DiffusionDepth Question about DDIM loss

Hi, thanks for your wonderful work! When I was reading the code, I noticed that you took the time embedding on the feature extracted from the RGB images. I am wondering if it is better to take the time embedding on the depth output by the decoder (namely 'refined_depth' defined in your code), or just annotated depth with masks. Thanks for your work and codes again!

Aug 02 '23 13:08 zyp-byte

Hi, thanks for your question. At that time our thinking is more like to add the time embedding on a dense and consistent feature. This way is closer to the original diffusion model. I haven't try to put time embedding directly on depth map. Have you got any attempts on that? If the results are positive, I'm keen to have a improved version with you.

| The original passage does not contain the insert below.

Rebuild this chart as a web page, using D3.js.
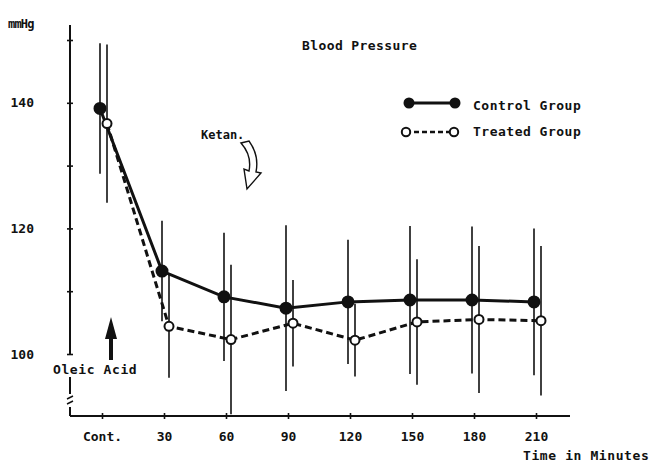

Aug 03 '23 00:08 duanyiqun

Hi, thanks for your question. At that time our thinking is more like to add the time embedding on a dense and consistent feature. This way is closer to the original diffusion model. I haven't try to put time embedding directly on depth map. Have you got any attempts on that? If the results are positive, I'm keen to have a improved version with you.

Hi ! Thanks to your nice job. I notive that you choose to predict the x0 instead of noise like DDPM. Can you share the reason with me? Thanks again~

Sep 22 '23 01:09 VLadImirluren